Dennet Ayling

Personal information
- Full name: Dennet Ernest Ayling
- Born: 8 June 1906 Buenos Aires, Argentina
- Died: 18 December 1987 (aged 81) Los Cocos, Córdoba Province, Argentina
- Batting: Right-handed
- Bowling: Right-arm off break
- Relations: Cyril Ayling (brother) Cecil Ayling (brother)

International information
- National side: Argentina;

Career statistics
| Competition | First-class |
| Matches | 16 |
| Runs scored | 653 |
| Batting average | 24.18 |
| 100s/50s | –/4 |
| Top score | 88 |
| Balls bowled | 3,233 |
| Wickets | 79 |
| Bowling average | 16.43 |
| 5 wickets in innings | 7 |
| 10 wickets in match | 2 |
| Best bowling | 6/10 |
| Catches/stumpings | 6/– |
- Source: CricketArchive, 23 January 2011

= Dennet Ayling =

Argentine cricketer (1906–1987)

Dennet Ernest Ayling (June 8, 1906 in Buenos Aires, Argentina – December 18, 1987 in Los Cocos, Cordoba, Argentina), played first-class cricket for the Argentina cricket team in international matches and toured England as a member of the 1932 South American team, which played several first-class cricket matches.

As a right-handed middle order batsman and a right-arm offbreak bowler, Ayling's figures in the limited number of first-class matches that he played suggest that he was potentially one of the best cricketers produced by Argentina.
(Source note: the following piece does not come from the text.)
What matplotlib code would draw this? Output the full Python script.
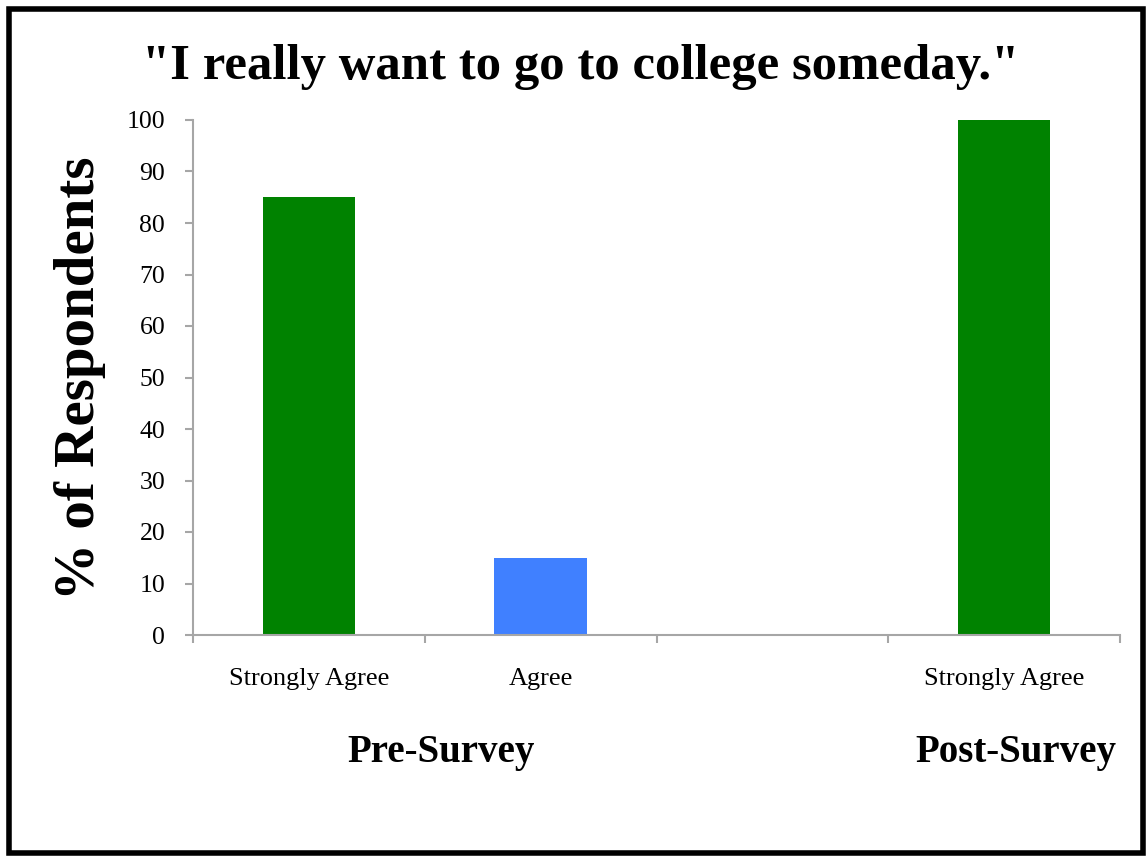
import matplotlib
matplotlib.use('Agg')
import matplotlib.pyplot as plt
import numpy as np
from matplotlib.patches import Rectangle

# Chart data.
categories = ['Strongly Agree', 'Agree', '', 'Strongly Agree']
percent = [85, 15, 0, 100]
bar_colors = ['#008200', '#4080ff', '#ffffff', '#008200']
groups = ['Pre-Survey', 'Post-Survey']
group_pos = [0.57, 3.05]
y_ticks = [0, 10, 20, 30, 40, 50, 60, 70, 80, 90, 100]

SERIF = ['Liberation Serif', 'DejaVu Serif']
AXIS_GREY = '#a6a6a6'


def main():
    W, H = 1148, 857
    fig = plt.figure(figsize=(W / 100, H / 100), dpi=100)
    ax = fig.add_axes([193 / W, 1 - 635 / H, (1120 - 193) / W, (635 - 120) / H])

    x = np.arange(len(categories))
    ax.bar(x, percent, width=0.4, color=bar_colors, linewidth=0)

    ax.set_xlim(-0.5, len(categories) - 0.5)
    ax.set_ylim(0, 100)
    ax.set_yticks(y_ticks)
    ax.set_yticklabels([str(v) for v in y_ticks], fontfamily=SERIF,
                       fontsize=18.5)

    # Category ticks sit on the boundaries, labels in the middle.
    ax.set_xticks(np.arange(len(categories) + 1) - 0.5)
    ax.set_xticklabels([])
    for xi, name in zip(x, categories):
        ax.text(xi, -0.085, name, transform=ax.get_xaxis_transform(),
                ha='center', va='center', fontfamily=SERIF, fontsize=19)
    for gx, name in zip(group_pos, groups):
        ax.text(gx, -0.229, name, transform=ax.get_xaxis_transform(),
                ha='center', va='center', fontfamily=SERIF, fontsize=28,
                fontweight='bold')

    for side in ['top', 'right']:
        ax.spines[side].set_visible(False)
    for side in ['left', 'bottom']:
        ax.spines[side].set_color(AXIS_GREY)
        ax.spines[side].set_linewidth(1.5)
    ax.tick_params(axis='both', direction='out', length=6, width=1.5,
                   color=AXIS_GREY)
    ax.tick_params(axis='y', pad=14)

    fig.text(80 / W, 1 - 378 / H, '% of Respondents', rotation=90,
             ha='center', va='center', fontfamily=SERIF, fontsize=41,
             fontweight='bold')

    fig.text(581 / W, 1 - 67 / H, '"I really want to go to college someday."',
             ha='center', va='center', fontfamily=SERIF, fontsize=36.5,
             fontweight='bold')

    # Black frame around the whole picture.
    fig.patches.append(Rectangle((9 / W, 4 / H), (1134 / W), (1 - 13 / H),
                                 transform=fig.transFigure, fill=False,
                                 edgecolor='black', linewidth=4))

    fig.savefig('out.png', dpi=100)
    plt.close(fig)


if __name__ == '__main__':
    main()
On the South American tour of England in 1932, he scored 342 runs in the six first-class matches at an average of 42 and took 33 wickets at just over 16 runs each. His best batting performance was an unbeaten 86 in the match against Sir Julien Cahn's XI and in the match against Oxford University he took 10 wickets for 87 in the two Oxford innings.

In Argentina, he played domestic cricket to a high standard for 20 years, from 1926/27 to 1937/38. His brothers Cyril, Cecil and Eric also played for Argentina.